Laura H. Chapman provides here the relevant federal statutes that restrict the role of federal officials to prevent federal intrusion and control of public education. The prohibition of federal employees exercising any direction, supervision, or control over the curriculum, instruction or personnel of public schools was enacted when the U.S. Department of Education was created in 1979. Secretary Duncan insists that the Department of Education is not directing or influencing curriculum or instruction by its ardent support for the Common Core standards or its $360 million funding of CCSS tests. We all know that standards and tests don’t influence curriculum and instruction, right?

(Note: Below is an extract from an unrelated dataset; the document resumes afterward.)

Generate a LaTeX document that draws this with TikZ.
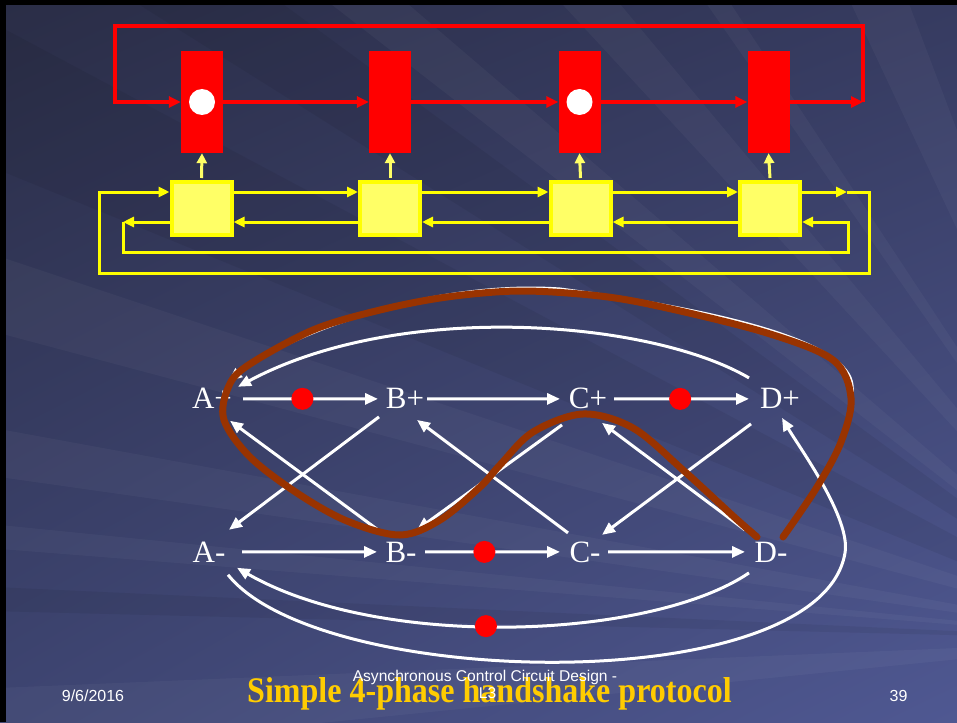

Legal Restriction: “U. S. Congress. General Provisions Concerning Education. (2010, February). Section 438 (20 U.S.C. § 1232a). US Code TITLE 20 EDUCATION CHAPTER 31, SUBCHAPTER III, Part 2, §§ 1232a. Prohibition against Federal control of education. No provision of any applicable program shall be construed to authorize any department, agency, officer, or employee of the United States to exercise any direction, supervision, or control over the curriculum, program of instruction, administration, or personnel of any educational institution, school, or school system, or over the selection of library resources, textbooks, or other printed or published instructional materials by any educational institution or school system, or to require the assignment or transportation of students or teachers in order to overcome racial imbalance.” Retrieved from http://www.law.cornell.edu/uscode/20/usc_sup_01_20.html

Legal Restriction: “The No Child Left Behind Act of 2001, Pub. L. No. 107-110, 115 Stat. 1425 (2002). Section 9527 ESEA amended by NCLB (20 U.S.C. § 7907(a).1) This provision is based on 20 U.S.C. 7907(a) (Section 9527(a) of NCLB). Section 7907(a) is one of the ESEA’s general provisions contained in Title IX of the Act. It states: Nothing in this [Act] shall be construed to authorize an officer or employee of the Federal Government to mandate, direct, or control a State, local educational agency, or school’s curriculum, program of instruction, or allocation of State or local resources, or mandate a State or any subdivision thereof to spend any funds or incur any costs not paid for under this [Act]. 20 U.S.C. 7907(a).”

Since 2002 federal officials have been threading legal needles with the carefully contrived language of “deniability” if they are accused of violating federal law.

No one in Congress has the interest or courage to call for the hearings needed to expose the damage, incompetence, and under the table deals with lobbyists–all enabling the destruction of public education except for the funding that will subsidize for-profit schemes conjured by billionaires who see education the nation’s young people as a source of profit and, in some cases,opportunity for indoctrination.